Among them are such writers and historians as Benny Morris, who has written extensively on the Palestinian refugee problem; Avi Shlaim, who has studied the secret relationship between Israel and the Hashemite Kingdom of Jordan; Ilan Pappe, who has done research on Zionist foreign policy during the British mandate period; Baruch Kimmerling and Joel Migdal, who recently co-authored a book on the Palestinian national movement; and Israeli columnist and author Tom Segev, who has focused on the impact of the Holocaust on Israeli policies and diplomacy.
There is no common ideological or academic thread linking these and other writers usually associated with the so-called "New Historians." Some, like Morris and Kimmerling, are affiliated with major academic institutions in Israel. Segev writes for prestigious Israeli publications. Most have served as officers in the Israeli military and support the current Labor Party-led government. Clearly, they do not belong to the "lunatic fringe" of Israeli political or intellectual life. If they can be placed, it would be somewhere left of center on the Israeli ideological map. Most consider themselves Zionists or "neo-Zionists."
However, Morris, Kimmerling, Shlaim, Pappe or Segev are far from being in agreement on major scholarly or political issues. Morris, for example, belongs to the more traditional school of history, with its emphasis on collecting facts and figures and using them to support his positions, including the partial responsibility of Israel for creating the Palestinian refugee problems. (Morris also blames the Palestinian leadership of that time for encouraging the Palestinian population to flee the country.) Pappe, on the other hand, uses more controversial historical methods, such as "deconstructing" past events based on more subjective criteria, including the ideological bias of the historian.
Nor do they all necessarily agree on the interpretation of many historical developments. Morris and Segev, for example, are inclined to give the benefit of the doubt to the Zionist leadership on many subjects; Pappe is more critical. Interestingly enough, some of those who are identified as members of the "New Historians" clique reject that categorizing.
So why is everyone talking and arguing about the "New Historians"? Indeed, during my most recent visit to Israel, I attended a conference on the topic that was held at Tel Aviv University. The auditorium where the conference took place was packed with hundreds of students, booing and cheering participants in the discussion. I've rarely attended a scholarly debate that produced so much emotion.
Israeli society is entering the "post-Zionist" era in its development.

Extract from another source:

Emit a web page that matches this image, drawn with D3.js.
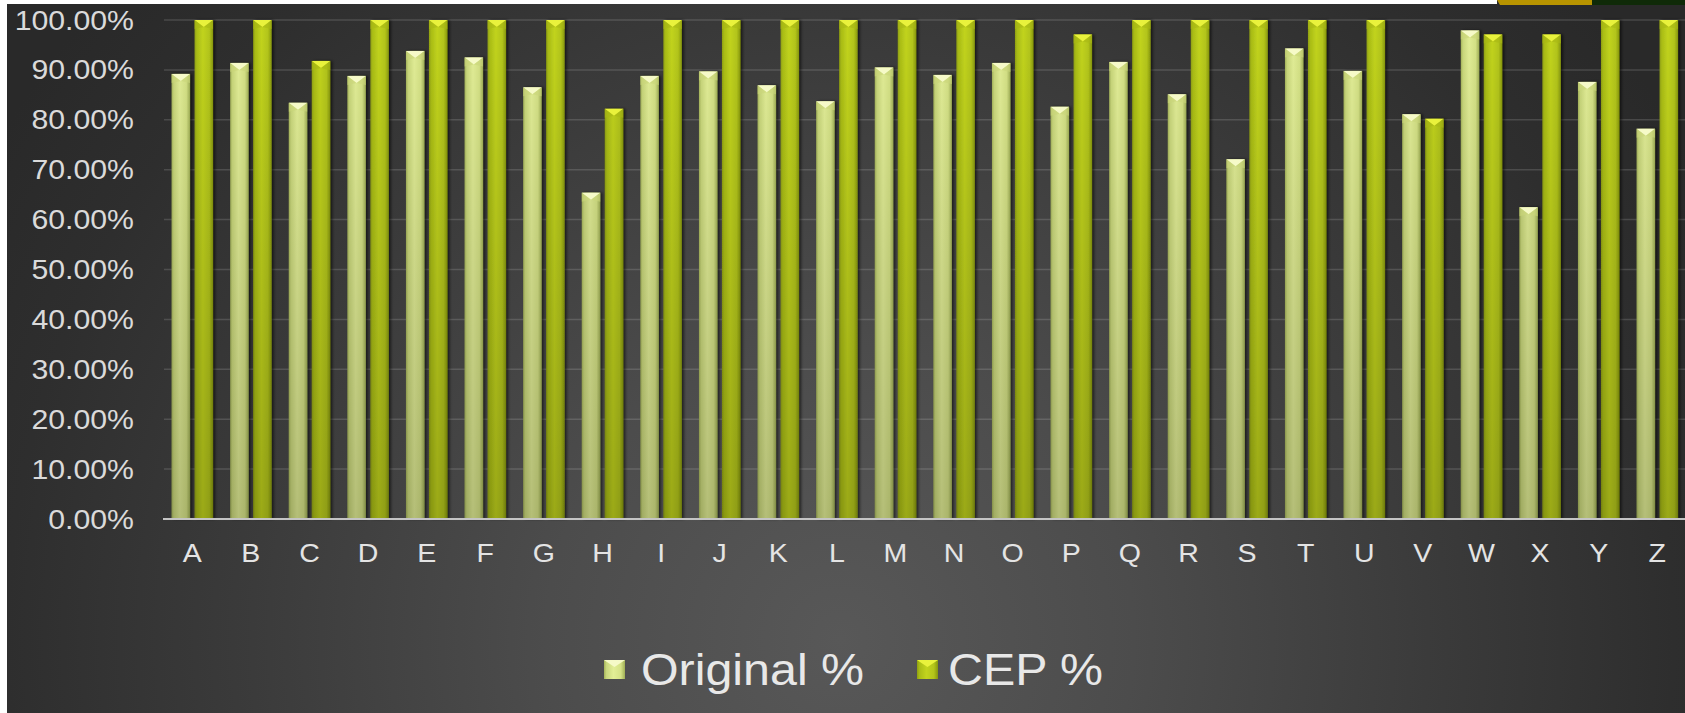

The reason for all this excitement, I believe, is that the emergence of the "New Historians" reflects the difficult process now taking place in Israel of the de-mystification of Zionism. As Israeli society moves toward peace with the Palestinians, and changing its relationship with world Jewry, it is entering what can be described as the "post-Zionist" era in its development. Israelis are beginning to question many of the foundations of their political existence, in the same way the growing maturity of American society in the 20th century encouraged many Americans to take a new look at such controversial issues as the treatment of Native Americans and African Americans in the United States.
The opposition to the "New Historians," therefore, is not so much scholarly as political. Ironically, the "New Historians" are using official documents being released now by governmental and public institituions in Israel in order to question, and sometimes demolish, the official propaganda and myths that were perpetuated by the Zionist leadership and by court historians for decades in order to justify such policies as the non-recognition of Palestinian nationalism. They are helping Israel to look in the mirror. It is not surprising that many Israelis do not like what they see.

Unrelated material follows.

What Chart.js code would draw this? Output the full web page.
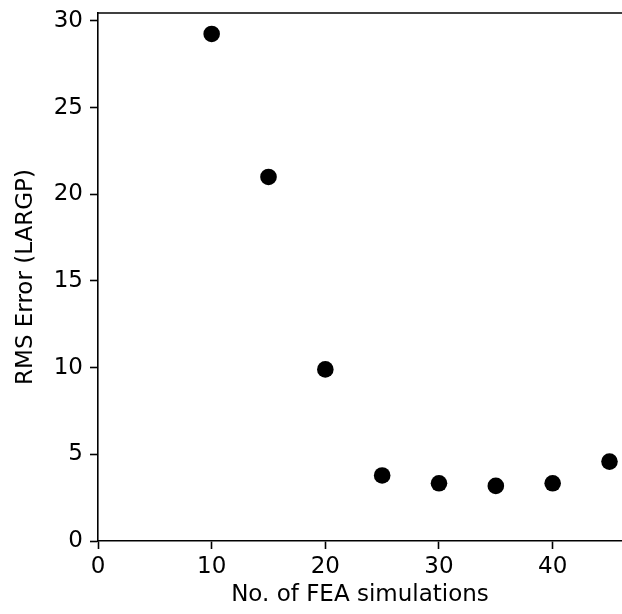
<!DOCTYPE html>
<html>
<head>
<meta charset="utf-8">
<title>RMS Error vs FEA simulations</title>
<script src="https://cdn.jsdelivr.net/npm/chart.js@4/dist/chart.umd.min.js"></script>
<style>
  html, body { margin: 0; padding: 0; background: #fff; }
  canvas { display: block; }
</style>
</head>
<body>
<canvas id="chart" width="622" height="614"></canvas>
<script>
// number of FEA simulations and the RMS error of the LARGP model at each
const simulations = [10, 15, 20, 25, 30, 35, 40, 45];
const rmsError = [29.25, 21.0, 9.9, 3.78, 3.33, 3.18, 3.33, 4.58];

const xRange = [0, 46.1];
const yRange = [0, 30.46];
const xStep = 10;
const yStep = 5;

const font = { family: 'DejaVu Sans', size: 23 };
const ink = '#000';

// matplotlib-style top spine (right spine falls outside the canvas)
const topSpine = {
    id: 'topSpine',
    afterDraw(chart) {
        const { ctx, chartArea } = chart;
        ctx.save();
        ctx.strokeStyle = ink;
        ctx.lineWidth = 1.6;
        ctx.beginPath();
        ctx.moveTo(chartArea.left, chartArea.top);
        ctx.lineTo(chart.width, chartArea.top);
        ctx.stroke();
        ctx.restore();
    }
};

new Chart(document.getElementById('chart'), {
    type: 'scatter',
    data: {
        datasets: [{
            data: simulations.map((x, i) => ({ x: x, y: rmsError[i] })),
            backgroundColor: ink,
            borderWidth: 0,
            pointRadius: 8.3,
            pointHoverRadius: 8.3
        }]
    },
    options: {
        responsive: false,
        animation: false,
        devicePixelRatio: 1,
        clip: false,
        layout: { autoPadding: false, padding: { top: 13, left: 0, right: 0, bottom: 0 } },
        plugins: { legend: { display: false }, tooltip: { enabled: false } },
        scales: {
            x: {
                type: 'linear',
                min: xRange[0],
                max: xRange[1],
                afterFit: (scale) => {
                    scale.height = 73;
                    scale.paddingLeft = 0;
                    scale.paddingRight = 0;
                },
                ticks: { stepSize: xStep, includeBounds: false, color: ink, font: font, padding: 4, maxRotation: 0 },
                grid: { drawOnChartArea: false, drawTicks: true, tickLength: 8, tickColor: ink, tickWidth: 1.6 },
                border: { display: true, color: ink, width: 1.6 },
                title: { display: true, text: 'No. of FEA simulations', color: ink, font: font, padding: { top: 0, bottom: 5.5 } }
            },
            y: {
                type: 'linear',
                min: yRange[0],
                max: yRange[1],
                afterFit: (scale) => {
                    scale.width = 98;
                    scale.paddingTop = 0;
                    scale.paddingBottom = 0;
                },
                ticks: { stepSize: yStep, includeBounds: false, color: ink, font: font, padding: 7 },
                grid: { drawOnChartArea: false, drawTicks: true, tickLength: 8, tickColor: ink, tickWidth: 1.6 },
                border: { display: true, color: ink, width: 1.6 },
                title: { display: true, text: 'RMS Error (LARGP)', color: ink, font: font, padding: { top: 12, bottom: 0 } }
            }
        }
    },
    plugins: [topSpine]
});
</script>
</body>
</html>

In some cases, the "New Historians" have provided Israeli readers with anecdotal evidence that helped to de-romanticize many of the Zionist leaders and to question the accuracy of official Israeli history. Segev, for example, has pointed to evidence that suggests official discrimination in the 1950s by the Ashkenazi (European Jewish) Zionist leadership against the new Jewish immigrants from the Arab countries. He also stunned many Israelis by arguing—again based on documents from that era—that the Zionist leadership in Palestine had given a higher priority to the interest of the Zionist project in the Middle East than to saving the Jews who were being exterminated in Europe during World War II.
"Missed Opportunities"
Morris has documented Israeli government policies aimed at forcing thousands of Palestinians to flee the country in 1947 and 1948. Shlaim and other "New Historians" studied "missed opportunities" for peace in the history of the Israeli-Arab conflict. He suggested, for example, that Israel's first prime minister, David Ben-Gurion, rejected overtures for peace from several Arab leaders and was instrumental in creating the conditions for the escalation of tensions that led to the outbreak of Egyptian-Israeli military encounters, and eventually to the 1956 Suez War.

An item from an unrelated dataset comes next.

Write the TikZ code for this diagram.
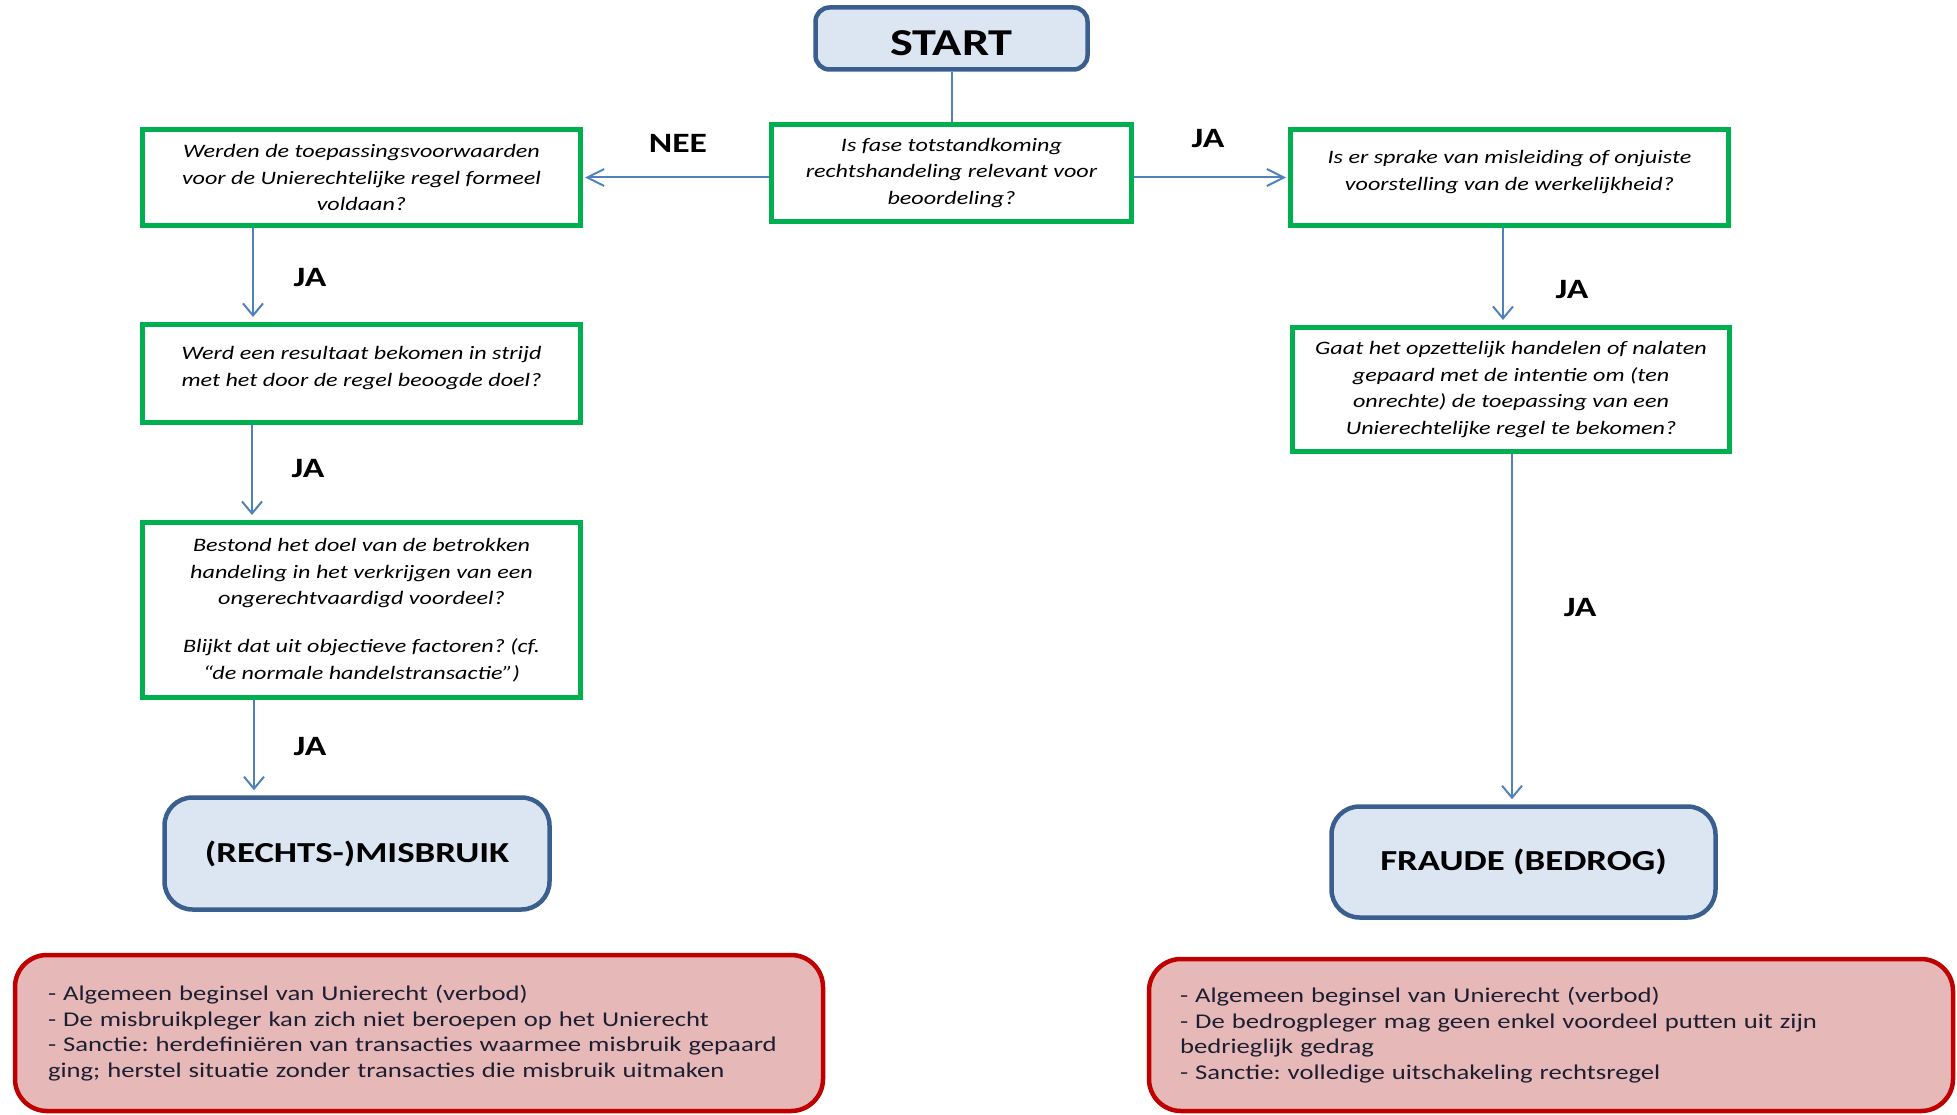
\documentclass[tikz,border=0pt]{standalone}
\usepackage{fontspec}
\setmainfont[FakeStretch=1.27]{Carlito}
\frenchspacing
\usetikzlibrary{arrows.meta,shadows}
\definecolor{arrowblue}{HTML}{4F81BD}
\definecolor{boxblue}{HTML}{DCE6F2}
\definecolor{boxblueline}{HTML}{3A5F8E}
\definecolor{qgreen}{HTML}{00B050}
\definecolor{notefill}{HTML}{E6B9B8}
\definecolor{notered}{HTML}{C00000}
\definecolor{notetext}{HTML}{1E1E32}
\begin{document}
\begin{tikzpicture}[x=1pt,y=-1pt,
  question/.style={draw=qgreen, line width=5pt, fill=white, align=center, inner sep=0pt,
    font=\itshape\fontsize{19}{26.7}\selectfont,
    drop shadow={opacity=0.25,shadow xshift=2pt,shadow yshift=-2pt}},
  outcome/.style={draw=boxblueline, line width=4.5pt, fill=boxblue, rounded corners=28pt,
    align=center, inner sep=0pt, font=\bfseries\fontsize{29}{32}\selectfont},
  note/.style={draw=notered, line width=4.5pt, fill=notefill, rounded corners=32pt,
    align=left, text=notetext, font=\fontsize{21}{25.6}\selectfont},
  lbl/.style={font=\bfseries\fontsize{28}{30}\selectfont, inner sep=0pt},
  conn/.style={draw=arrowblue, line width=2pt},
  harr/.style={conn, shorten >=2pt, -{Straight Barb[length=17pt,width=17pt,line width=2pt]}},
  varr/.style={conn, shorten >=5pt, -{Straight Barb[length=12pt,width=20pt,line width=2pt]}}
]
\useasboundingbox (0,0) rectangle (1957,1115);

% start
\node[outcome, rounded corners=14pt, minimum width=272pt, minimum height=62pt,
  text height=34pt, text depth=0pt,
  font=\bfseries\fontsize{38}{42}\selectfont] (start) at (951.5,38.5) {START};

% questions
\node[question, minimum width=360pt, minimum height=97pt] (q0) at (951.5,173)
  {Is fase totstandkoming\\rechtshandeling relevant voor\\beoordeling?};
\node[question, minimum width=438pt, minimum height=96pt] (q1) at (361.5,177.5)
  {Werden de toepassingsvoorwaarden\\voor de Unierechtelijke regel formeel\\voldaan?};
\node[question, minimum width=438pt, minimum height=98pt] (q2) at (361.5,373.5)
  {Werd een resultaat bekomen in strijd\\met het door de regel beoogde doel?\\[-12pt]\mbox{}};
\node[question, minimum width=438pt, minimum height=175pt] (q3) at (361.5,610)
  {Bestond het doel van de betrokken\\handeling in het verkrijgen van een\\ongerechtvaardigd voordeel?\\[21pt]Blijkt dat uit objectieve factoren? (cf.\\“de normale handelstransactie”)};
\node[question, minimum width=438pt, minimum height=96pt] (r1) at (1509.5,177.5)
  {Is er sprake van misleiding of onjuiste\\voorstelling van de werkelijkheid?\\[-12pt]\mbox{}};
\node[question, minimum width=437pt, minimum height=124pt] (r2) at (1511,389.5)
  {Gaat het opzettelijk handelen of nalaten\\gepaard met de intentie om (ten\\onrechte) de toepassing van een\\Unierechtelijke regel te bekomen?};

% outcomes
\node[outcome, minimum width=385pt, minimum height=112pt] (misbruik) at (357,853.5) {(RECHTS-)MISBRUIK};
\node[outcome, minimum width=384pt, minimum height=111pt] (fraude) at (1523.5,862) {FRAUDE (BEDROG)};

% notes
\node[note, minimum width=808pt, minimum height=156pt, inner xsep=33pt, text width=742pt] (n1) at (419,1033)
  {- Algemeen beginsel van Unierecht (verbod)\\
   - De misbruikpleger kan zich niet beroepen op het Unierecht\\
   - Sanctie: herdefiniëren van transacties waarmee misbruik gepaard\\
   ging; herstel situatie zonder transacties die misbruik uitmaken};
\node[note, minimum width=804pt, minimum height=152pt, inner xsep=31pt, text width=742pt] (n2) at (1551,1035)
  {- Algemeen beginsel van Unierecht (verbod)\\
   - De bedrogpleger mag geen enkel voordeel putten uit zijn\\
   bedrieglijk gedrag\\
   - Sanctie: volledige uitschakeling rechtsregel};

% connectors
\draw[conn] (start) -- (q0);
\draw[harr] (q0.west |- q1.east) -- (q1.east);
\draw[harr] (q0.east |- r1.west) -- (r1.west);
\draw[varr] ([xshift=-108.5pt]q1.south) -- ([xshift=-108.5pt]q1.south |- q2.north);
\draw[varr] ([xshift=-109.5pt]q2.south) -- ([xshift=-109.5pt]q2.south |- q3.north);
\draw[varr] ([xshift=-107.5pt]q3.south) -- ([xshift=-107.5pt]q3.south |- misbruik.north);
\draw[varr] ([xshift=-6.5pt]r1.south) -- ([xshift=-6.5pt]r1.south |- r2.north);
\draw[varr] ([xshift=1pt]r2.south) -- ([xshift=1pt]r2.south |- fraude.north);

% labels
\node[lbl] (nee) at (678,143) {NEE};
\node[lbl] (jar0) at (1208,139) {JA};
\node[lbl] (ja1) at (310,278) {JA};
\node[lbl] (ja2) at (308,469) {JA};
\node[lbl] (ja3) at (310,747) {JA};
\node[lbl] (jar1) at (1572,290) {JA};
\node[lbl] (jar2) at (1580,608) {JA};
\end{tikzpicture}
\end{document}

So what's the big deal? As Segev explained in a recent column in the Israeli daily Ha'aretz, the fact that the "New Historians" have been able to get their message across suggests that Israeli society is beoming more open to new ideas, more "normal," and is willing to question the conventional wisdom, especially on the issue of Israeli-Palestinian relations. If more Israelis conclude that their government did wrong to the Palestinians in the past, perhaps they will be more willing to correct that. And that is an important beginning, argues Segev.
If the "Old Historians" played a leading role in helping to maintain the old status quo and in mustering support for the old policies, the emergence of the "New Historians" as a legitimate voice in Israeli society could help create the ideological foundation for new ideas and new policies, suggests Segev. The opposition to the "New Historians," he opines, stems from concern that that is exactly what is happening.
Leon T. Hadar covers Washington and international affairs for American and foreign media.